Italian Architecture in the Dodecanese

Posted in: Architecture
by Fileo
photo by Anita


Italian Architecture in the Dodecanese

On the other islands such as Patmos, Nisyros and Kalymnos whilst improving the infrastructure and harbours new construction was largely limited to harbour front administration buildings housing police / municipal and harbourmasters offices. The most spectacular are on Kalymnos, famous as the Island of the Sponge Divers. Here in Pothia the port of Kalymnos various Municipal buildings were constructed by the Italians between 1930-35 in a Venetian style on either side of the Orthodox Cathedral and Bell tower and adorn the seafront along with a variety of shops and cafes. Pothia is built in a natural amphitheatre and the eye is drawn inwards as you approach the harbour to the satisfying composition of the buildings with their domed corner turrets, arcaded colonnades and balconies and the bell tower providing the visual exclamation mark.

Kalymnos

Up close there are stucco cartouches with a lyre representing the unique musical tradition of this island and ceramic arms of the House of Savoy. The building on the right of the Cathedral has on the first floor the Mayoralty but the ground floor was a covered market with a central courtyard shaded by palms. Kalymnos is a badly administered island and 10 years or more ago they decided to “modernise” the market. Well many years later it is still being modernised but in the process they have subdivided the building destroying its architectural integrity. As well as being architecturally inept the harbour front really needs a venue such as the Merkato on Kos where the many day-trippers and visitors to Kalymnos could savour and purchase the produce of the island so the current mess is a big loss to the island.

Leros

South of Kalymnos is the island of Leros which on its western side has Lakki, the largest natural harbour in Greece, almost resembling a lake with its tiny opening of just 400m, hence its Italian name Portolago – the lake port. The Great battle of Leros during the Second World War inspired Alistair MacLean to write his novel “The Guns of Navarone”. The battle of Leros lasted for almost 50 days and nights from the 23 of September 1943 to the 16th of November 1943, when the German forces launched “Operation Leopard” to capture the island from the Italian and the British forces after Italy’s capitulation in 1943. Whilst the movie of the same name is set on Rhodes as you enter the port of Lakki the two capes especially the north one where the Italians had their defence guns and fortifications, has an absolute similarity to the film settings and the big guns which protected the port and dominated the sea approaches.

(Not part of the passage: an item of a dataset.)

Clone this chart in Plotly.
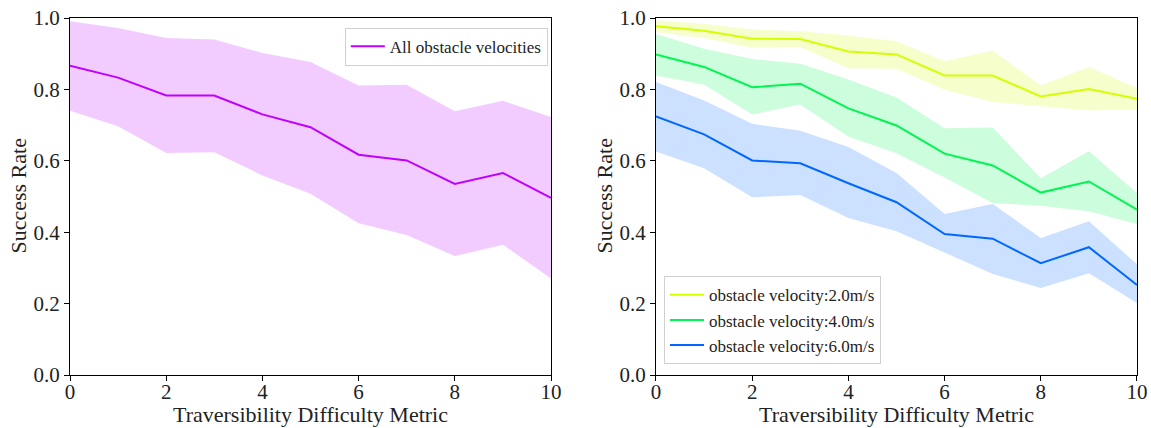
import plotly.graph_objects as go

# Difficulty levels on the x axis
difficulty = [0, 1, 2, 3, 4, 5, 6, 7, 8, 9, 10]

# All obstacle velocities pooled: mean success rate and band
all_mean = [0.866, 0.833, 0.783, 0.783, 0.730, 0.694, 0.617, 0.601, 0.535, 0.566, 0.496]
all_upper = [0.991, 0.972, 0.944, 0.940, 0.902, 0.877, 0.811, 0.813, 0.739, 0.768, 0.723]
all_lower = [0.740, 0.697, 0.622, 0.624, 0.559, 0.508, 0.425, 0.392, 0.333, 0.365, 0.270]

# Per obstacle velocity
v2_mean = [0.977, 0.964, 0.942, 0.941, 0.906, 0.898, 0.839, 0.839, 0.780, 0.801, 0.774]
v2_upper = [0.993, 0.984, 0.968, 0.963, 0.951, 0.935, 0.879, 0.909, 0.811, 0.863, 0.804]
v2_lower = [0.961, 0.944, 0.917, 0.919, 0.859, 0.858, 0.799, 0.765, 0.752, 0.741, 0.744]

v4_mean = [0.898, 0.863, 0.806, 0.816, 0.747, 0.699, 0.620, 0.587, 0.511, 0.542, 0.463]
v4_upper = [0.955, 0.914, 0.885, 0.872, 0.828, 0.777, 0.691, 0.693, 0.551, 0.627, 0.510]
v4_lower = [0.839, 0.814, 0.730, 0.758, 0.668, 0.621, 0.553, 0.482, 0.474, 0.459, 0.423]

v6_mean = [0.724, 0.674, 0.601, 0.593, 0.537, 0.484, 0.395, 0.382, 0.313, 0.358, 0.252]
v6_upper = [0.821, 0.769, 0.704, 0.684, 0.639, 0.566, 0.451, 0.479, 0.384, 0.431, 0.310]
v6_lower = [0.626, 0.579, 0.498, 0.504, 0.440, 0.403, 0.342, 0.283, 0.244, 0.285, 0.202]

series_names = ["obstacle velocity:2.0m/s", "obstacle velocity:4.0m/s", "obstacle velocity:6.0m/s"]
x_ticks = [0, 2, 4, 6, 8, 10]
y_ticks = [0.0, 0.2, 0.4, 0.6, 0.8, 1.0]
x_title = "Traversibility Difficulty Metric"
y_title = "Success Rate"

FONT = "Liberation Serif"
TEXT = "#222"
PURPLE = "#c000ff"
COLORS = ["#d4ff00", "#00f550", "#0068ff"]

LEFT_DOM = [0, 0.4508]
RIGHT_DOM = [0.5492, 1.0]


def rgba(hex_color, a):
    h = hex_color.lstrip("#")
    r, g, b = int(h[0:2], 16), int(h[2:4], 16), int(h[4:6], 16)
    return f"rgba({r},{g},{b},{a})"


def band(x, lo, hi, color, xa, ya):
    return go.Scatter(
        x=list(x) + list(x)[::-1],
        y=list(hi) + list(lo)[::-1],
        fill="toself",
        fillcolor=rgba(color, 0.2),
        line=dict(width=0),
        mode="lines",
        hoverinfo="skip",
        showlegend=False,
        xaxis=xa, yaxis=ya,
    )


fig = go.Figure()

# Left panel
fig.add_trace(band(difficulty, all_lower, all_upper, PURPLE, "x", "y"))
fig.add_trace(go.Scatter(
    x=difficulty, y=all_mean, mode="lines", name="All obstacle velocities",
    line=dict(color=PURPLE, width=2), xaxis="x", yaxis="y", legend="legend",
))

# Right panel
bands = [(v2_lower, v2_upper), (v4_lower, v4_upper), (v6_lower, v6_upper)]
means = [v2_mean, v4_mean, v6_mean]
for (lo, hi), c in zip(bands, COLORS):
    fig.add_trace(band(difficulty, lo, hi, c, "x2", "y2"))
for m, c, n in zip(means, COLORS, series_names):
    fig.add_trace(go.Scatter(
        x=difficulty, y=m, mode="lines", name=n,
        line=dict(color=c, width=2), xaxis="x2", yaxis="y2", legend="legend2",
    ))

axis_common = dict(
    showline=True, linecolor="black", linewidth=1.2, mirror=True,
    ticks="outside", ticklen=5, tickwidth=1.2, tickcolor="black",
    showgrid=False, zeroline=False, automargin=False,
    tickfont=dict(family=FONT, size=21, color=TEXT),
)

xa = dict(axis_common, range=[0, 10], tickvals=x_ticks, ticklabelstandoff=-7)
ya = dict(axis_common, range=[0, 1], tickvals=y_ticks, tickformat=".1f")

# Axis titles as annotations
annotations = []
for dom in (LEFT_DOM, RIGHT_DOM):
    annotations.append(dict(
        text=x_title, xref="paper", yref="paper",
        x=(dom[0] + dom[1]) / 2, y=-0.111, xanchor="center", yanchor="middle",
        showarrow=False, font=dict(family=FONT, size=22, color=TEXT),
    ))
for dom in (LEFT_DOM, RIGHT_DOM):
    annotations.append(dict(
        text=y_title, xref="paper", yref="paper",
        x=dom[0] - 0.0487, y=0.5, xanchor="center", yanchor="middle", textangle=-90,
        showarrow=False, font=dict(family=FONT, size=22, color=TEXT),
    ))

fig.update_layout(
    width=1151, height=428,
    margin=dict(l=70, r=14, t=18, b=53, autoexpand=False),
    paper_bgcolor="white", plot_bgcolor="white",
    xaxis=dict(xa, domain=LEFT_DOM, anchor="y"),
    yaxis=dict(ya, domain=[0, 1], anchor="x"),
    xaxis2=dict(xa, domain=RIGHT_DOM, anchor="y2"),
    yaxis2=dict(ya, domain=[0, 1], anchor="x2"),
    annotations=annotations,
    legend=dict(
        x=0.4478, y=0.973, xanchor="right", yanchor="top",
        bgcolor="white", bordercolor="#d0d0d0", borderwidth=1,
        font=dict(family=FONT, size=17, color=TEXT),
        itemwidth=34, tracegroupgap=0,
    ),
    legend2=dict(
        x=0.5567, y=0.03, xanchor="left", yanchor="bottom",
        bgcolor="white", bordercolor="#d0d0d0", borderwidth=1,
        font=dict(family=FONT, size=17, color=TEXT),
        itemwidth=34, tracegroupgap=0,
    ),
)

fig.write_html("out.html")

Mussolini’s vision of a new Roman Empire took shape here in 1923 when Italian architects and town planners turned their energies to building the new town. Under the watchful eye of Mussolini Portolago, was created in the 1930s, with its now infamous Italian Rationalist art-deco architecture and streets wide enough for military parading. The Greeks later renamed it Lakki, the Greek for “Lake.” The Italians tried to “Italianise” Leros as all the other Dodecanese and the inhabitants responded by declaring the autonomy of the islands under the title “The Aegean State”, with the aim of reunification with Greece. The fortification of Leros and the creation of a major naval base at Lakki ensured that the Italians had control over an area of vital interest to the Allies (the Aegean, the Dardanelles and the Near East). Mussolini saw Leros as a crucial base for Italian domination of the eastern Aegean, even building a mansion for himself in the town of Portolago (now Lakki).